1. Identifikasi Produk
2. Tahapan Produksi & Inventaris Input–Output
| Tahap Produksi | Input Utama | Output Utama |
|---|---|---|
| Produksi bahan baku | Gula, kakao, susu bubuk, gandum, minyak nabati, air | Emisi CO₂ dari pertanian, limbah cair dari pengolahan susu & gula |
| Proses manufaktur (pembuatan wafer + karamel + coating cokelat) | Energi listrik & gas, mesin produksi, bahan kimia food-grade (emulsifier) | Snack jadi, sisa bahan makanan (scrap), limbah air pencucian |
| Pengemasan | Plastik metalized (aluminium foil + PP), tinta printing, mesin sealer | Sampah plastik sisa produksi, kemasan final siap jual |
| Distribusi | Bahan bakar (truk), kardus, pallet plastik | Emisi CO₂ transportasi, potensi kerusakan produk |
| Konsumsi & akhir siklus | Tidak ada (langsung dikonsumsi konsumen) | Sampah plastik kemasan sekali pakai |
3. Refleksi
Melalui observasi terhadap snack Beng-Beng ini, saya menyadari bahwa siklus hidup suatu produk ternyata jauh lebih kompleks daripada yang awalnya saya bayangkan. Produk kecil dan ringan seperti Beng-Beng ternyata memiliki jejak lingkungan yang luas mulai dari pertanian bahan baku (gula, kakao, gandum), proses industri berskala besar, hingga distribusi nasional menggunakan kendaraan berbahan bakar fosil. Fakta bahwa kemasannya terbuat dari multilayer plastik (metalized foil + PP) menjadikan produk ini sulit untuk didaur ulang dan hampir pasti berakhir di TPA atau bahkan mencemari lingkungan dalam jangka waktu yang sangat lama.

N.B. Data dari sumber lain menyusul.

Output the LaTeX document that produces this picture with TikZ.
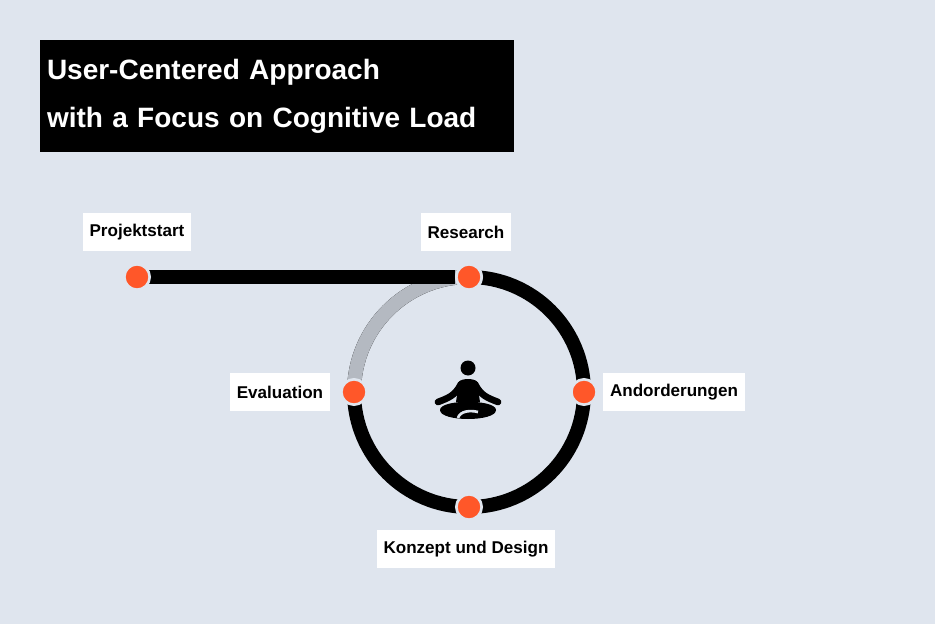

Yang membuat saya semakin reflektif adalah bahwa satu batang kecil snack dengan harga seribuan rupiah menyimpan “jejak karbon tak terlihat” yang justru tidak disadari oleh sebagian besar konsumen. Produk ini dirancang untuk kenyamanan dan kenikmatan instan, tetapi konsekuensinya ditanggung oleh lingkungan dalam jangka panjang.
Melihat hal ini, saya menyadari bahwa perbaikan tidak hanya cukup dari produsen, tetapi peran konsumen juga sangat penting. Konsumen bisa mulai dengan membatasi konsumsi impulsif, mengelompokkan jenis sampah kemasan, dan mendukung brand yang mulai mengadopsi kemasan ramah lingkungan. Saya pribadi merasa terdorong untuk lebih kritis terhadap setiap produk konsumsi yang saya beli — bahwa setiap keputusan kecil ternyata ikut menentukan beban ekologis bumi.